Appeal by the defendant, as limited by his motion, from a sentence of the County Court, Rockland County (Edelstein, J.), imposed September 9, 1986, upon his conviction of criminal sale of marihuana in the first degree and attempted criminal possession of a weapon in the third degree, after a plea of guilty, the sentence being two concurrent terms of imprisonment of 1 to 3 years.
Ordered that the sentence is affirmed, and the matter is remitted to the County Court, Rockland County, for further proceedings pursuant to CPL 460.50 (5).

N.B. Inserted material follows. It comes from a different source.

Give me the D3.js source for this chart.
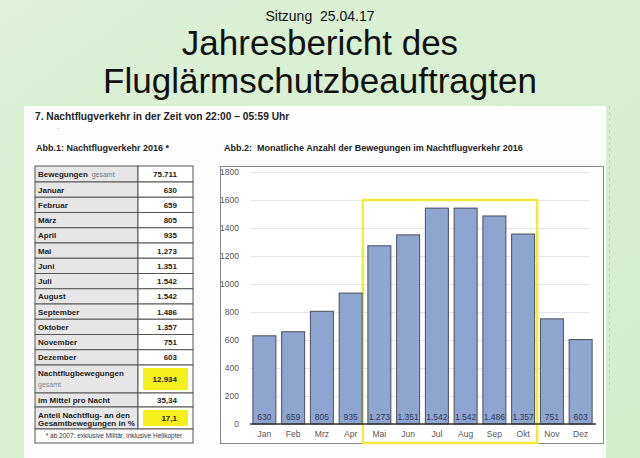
<!DOCTYPE html>
<html>
<head>
<meta charset="utf-8">
<script src="https://cdn.jsdelivr.net/npm/d3@7"></script>
<style>
  body { margin: 0; background: #d7efd0; }
  svg { display: block; }
</style>
</head>
<body>
<div id="chart"></div>
<script>
// data
var months = ["Jan", "Feb", "Mrz", "Apr", "Mai", "Jun", "Jul", "Aug", "Sep", "Okt", "Nov", "Dez"];
var monthNames = ["Januar", "Februar", "März", "April", "Mai", "Juni", "Juli", "August", "September", "Oktober", "November", "Dezember"];
var movements = [630, 659, 805, 935, 1273, 1351, 1542, 1542, 1486, 1357, 751, 603];
var yTicks = [0, 200, 400, 600, 800, 1000, 1200, 1400, 1600, 1800];
var highlighted = ["Mai", "Okt"];
var totalMovements = "75.711";
var nightTotal = "12.934";
var perNight = "35,34";
var nightShare = "17,1";

var fmt = d3.formatLocale({decimal: ",", thousands: ".", grouping: [3], currency: ["", "€"]}).format(",");

var svgWidth = 640, svgHeight = 458;
var svg = d3.select("#chart").append("svg")
  .attr("width", svgWidth)
  .attr("height", svgHeight);

// background
var grad = svg.append("defs").append("linearGradient")
  .attr("id", "bg").attr("x1", 0).attr("y1", 0).attr("x2", 1).attr("y2", 1);
grad.append("stop").attr("offset", "0%").attr("stop-color", "#dcf1d6");
grad.append("stop").attr("offset", "100%").attr("stop-color", "#d2eecb");
svg.append("rect").attr("width", svgWidth).attr("height", svgHeight).attr("fill", "url(#bg)");

// slide titles
svg.append("text")
  .attr("x", 320).attr("y", 21)
  .attr("text-anchor", "middle")
  .style("font-family", "'Liberation Sans Narrow', 'Liberation Sans', sans-serif")
  .style("font-size", "14px")
  .style("white-space", "pre")
  .attr("fill", "#111")
  .text("Sitzung  25.04.17");

svg.append("text")
  .attr("x", 320).attr("y", 55)
  .attr("text-anchor", "middle")
  .style("font-family", "'Liberation Sans Narrow', 'Liberation Sans', sans-serif")
  .style("font-size", "35px")
  .attr("fill", "#111")
  .text("Jahresbericht des");

svg.append("text")
  .attr("x", 320).attr("y", 93)
  .attr("text-anchor", "middle")
  .style("font-family", "'Liberation Sans Narrow', 'Liberation Sans', sans-serif")
  .style("font-size", "35px")
  .attr("fill", "#111")
  .text("Fluglärmschutzbeauftragten");

// white report panel
svg.append("rect")
  .attr("x", 24).attr("y", 106).attr("width", 582).attr("height", 352)
  .attr("fill", "#fdfdfd");
svg.append("line")
  .attr("x1", 609.5).attr("x2", 609.5).attr("y1", 106).attr("y2", 390)
  .attr("stroke", "#b8d8b0").attr("stroke-dasharray", "3,3");

var bold = "'Liberation Sans', Arial, sans-serif";

svg.append("text")
  .attr("x", 35).attr("y", 120)
  .style("font-family", bold).style("font-size", "10.2px").style("font-weight", "bold")
  .attr("fill", "#222")
  .text("7. Nachtflugverkehr in der Zeit von 22:00 – 05:59 Uhr");
svg.append("text")
  .attr("x", 57).attr("y", 129)
  .style("font-family", bold).style("font-size", "7px")
  .attr("fill", "#666")
  .text(".");
svg.append("text")
  .attr("x", 36).attr("y", 151)
  .style("font-family", bold).style("font-size", "9px").style("font-weight", "bold")
  .attr("fill", "#222")
  .text("Abb.1: Nachtflugverkehr 2016 *");
svg.append("text")
  .attr("x", 224).attr("y", 151)
  .style("font-family", bold).style("font-size", "9px").style("font-weight", "bold")
  .style("white-space", "pre")
  .attr("fill", "#222")
  .text("Abb.2:  Monatliche Anzahl der Bewegungen im Nachtflugverkehr 2016");

// ---- table (Abb.1)
var tX = 35, tSep = 138, tR = 193;
var rows = [{label: "Bewegungen", sub: "  gesamt", value: totalMovements, h: 16, center: true}];
monthNames.forEach(function(m, i) {
  rows.push({label: m, value: fmt(movements[i]), h: 15.25});
});
rows.push({label: "Nachtflugbewegungen", sub2: "gesamt", value: nightTotal, h: 28, yellow: true});
rows.push({label: "im Mittel pro Nacht", value: perNight, h: 14});
rows.push({label: "Anteil Nachtflug- an den", label2: "Gesamtbewegungen in %", value: nightShare, h: 22, yellow: true});

var y0 = 166;
rows.forEach(function(r) { r.y = y0; y0 += r.h; });

var table = svg.append("g");
var rowG = table.selectAll("g.row").data(rows).enter().append("g").attr("class", "row");

rowG.append("rect")
  .attr("x", tX).attr("y", d => d.y).attr("width", tSep - tX).attr("height", d => d.h)
  .attr("fill", "#e6e6e6").attr("stroke", "#555").attr("stroke-width", 1);
rowG.append("rect")
  .attr("x", tSep).attr("y", d => d.y).attr("width", tR - tSep).attr("height", d => d.h)
  .attr("fill", "#fff").attr("stroke", "#555").attr("stroke-width", 1);
rowG.filter(d => d.yellow).append("rect")
  .attr("x", 143).attr("y", d => d.y + 3).attr("width", 45).attr("height", d => d.h - 6)
  .attr("fill", "#f6ef1e");

var labelText = rowG.append("text")
  .attr("x", tX + 3)
  .attr("y", d => d.label2 || d.sub2 ? d.y + 11 : d.y + d.h / 2 + 3)
  .style("font-family", bold).style("font-size", "8px").style("font-weight", "bold")
  .style("white-space", "pre")
  .attr("fill", "#222");
labelText.append("tspan").text(d => d.label);
labelText.filter(d => d.sub).append("tspan")
  .style("font-weight", "normal").style("font-size", "7px").attr("fill", "#777")
  .text(d => d.sub);
rowG.filter(d => d.label2).append("text")
  .attr("x", tX + 3).attr("y", d => d.y + 19)
  .style("font-family", bold).style("font-size", "8px").style("font-weight", "bold")
  .attr("fill", "#222")
  .text(d => d.label2);
rowG.filter(d => d.sub2).append("text")
  .attr("x", tX + 3).attr("y", d => d.y + 22)
  .style("font-family", bold).style("font-size", "7px")
  .attr("fill", "#888")
  .text(d => d.sub2);

rowG.append("text")
  .attr("x", d => d.center ? 165 : 177)
  .attr("y", d => d.y + d.h / 2 + 3)
  .attr("text-anchor", d => d.center ? "middle" : "end")
  .style("font-family", bold).style("font-size", "8px").style("font-weight", "bold")
  .attr("fill", "#222")
  .text(d => d.value);

// footnote row
table.append("rect")
  .attr("x", tX).attr("y", y0).attr("width", tR - tX).attr("height", 443 - y0)
  .attr("fill", "#fff").attr("stroke", "#555");
table.append("text")
  .attr("x", (tX + tR) / 2).attr("y", y0 + 9)
  .attr("text-anchor", "middle")
  .style("font-family", bold).style("font-size", "6.5px")
  .attr("fill", "#333")
  .text("* ab 2007: exklusive Militär, inklusive Helikopter");

// ---- bar chart (Abb.2)
svg.append("rect")
  .attr("x", 220.5).attr("y", 166.5).attr("width", 383).attr("height", 277)
  .attr("fill", "#fff").attr("stroke", "#888");

var xScale = d3.scaleBand()
  .domain(months)
  .range([250, 595])
  .paddingInner(0.2)
  .paddingOuter(0.1);

var yScale = d3.scaleLinear()
  .domain([0, 1800])
  .range([424, 172]);

var chartGroup = svg.append("g");

chartGroup.selectAll("line.grid")
  .data(yTicks.slice(1))
  .enter().append("line")
  .attr("class", "grid")
  .attr("x1", 250).attr("x2", 590)
  .attr("y1", d => yScale(d) + 0.5).attr("y2", d => yScale(d) + 0.5)
  .attr("stroke", "#e6e6e6");

var leftAxis = d3.axisLeft(yScale).tickValues(yTicks).tickFormat(d3.format("d")).tickSize(0).tickPadding(0);
chartGroup.append("g")
  .attr("transform", "translate(239,0)")
  .call(leftAxis)
  .call(g => g.select(".domain").remove())
  .selectAll("text")
  .style("font-family", bold).style("font-size", "8.5px")
  .attr("fill", "#555");

// yellow highlight box (Mai - Okt)
var hx0 = xScale(highlighted[0]) - 5;
var hx1 = xScale(highlighted[1]) + xScale.bandwidth() + 2.5;
chartGroup.append("rect")
  .attr("x", hx0).attr("y", 200)
  .attr("width", hx1 - hx0).attr("height", 243)
  .attr("fill", "none").attr("stroke", "#f2ea3c").attr("stroke-width", 2.5);

chartGroup.selectAll("rect.bar")
  .data(movements)
  .enter().append("rect")
  .attr("class", "bar")
  .attr("x", (d, i) => xScale(months[i]))
  .attr("y", d => yScale(d))
  .attr("width", xScale.bandwidth())
  .attr("height", d => yScale(0) - yScale(d))
  .attr("fill", "#8ea5cf")
  .attr("stroke", "#4a4f5c").attr("stroke-width", 1);

chartGroup.selectAll("text.val")
  .data(movements)
  .enter().append("text")
  .attr("class", "val")
  .attr("x", (d, i) => xScale(months[i]) + xScale.bandwidth() / 2)
  .attr("y", 420)
  .attr("text-anchor", "middle")
  .style("font-family", bold).style("font-size", "8.5px")
  .attr("fill", "#2e3b57")
  .text(d => fmt(d));

var bottomAxis = d3.axisBottom(xScale).tickSize(0).tickPadding(7);
chartGroup.append("g")
  .attr("transform", "translate(0,424)")
  .call(bottomAxis)
  .call(g => g.select(".domain").attr("stroke", "#333").attr("stroke-width", 1.5).attr("d", "M250,0H596"))
  .selectAll("text")
  .style("font-family", bold).style("font-size", "8.5px")
  .attr("fill", "#555");
</script>
</body>
</html>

The County Court informed the defendant that it could not, in good conscience, impose the promised sentence due to the nature and extent of the crimes. The defendant was then offered the option of accepting the sentence actually imposed or withdrawing his guilty plea (see, People v Selikoff, 35 NY2d 227, cert denied 419 US 1122). The court gave the defendant an adjournment for more than one week to consider this and to make a decision. On the adjourned date, the defendant expressly stated that he would not withdraw his plea of guilty and accepted the proposed sentence. The defendant had not so changed his position in reliance on the sentence promise that the withdrawal of his guilty plea would not have restored him to his original position (cf., People v McConnell, 49 NY2d 340; People v Danny G., 61 NY2d 169). Therefore, he is not entitled to specific performance of the sentence promise (see, People v Schultz, 133 AD2d 862 [decided herewith]).
The sentence imposed was not excessive (People v Suitte, 90 AD2d 80). Mollen, P. J., Mangano, Thompson and Sullivan, JJ., concur.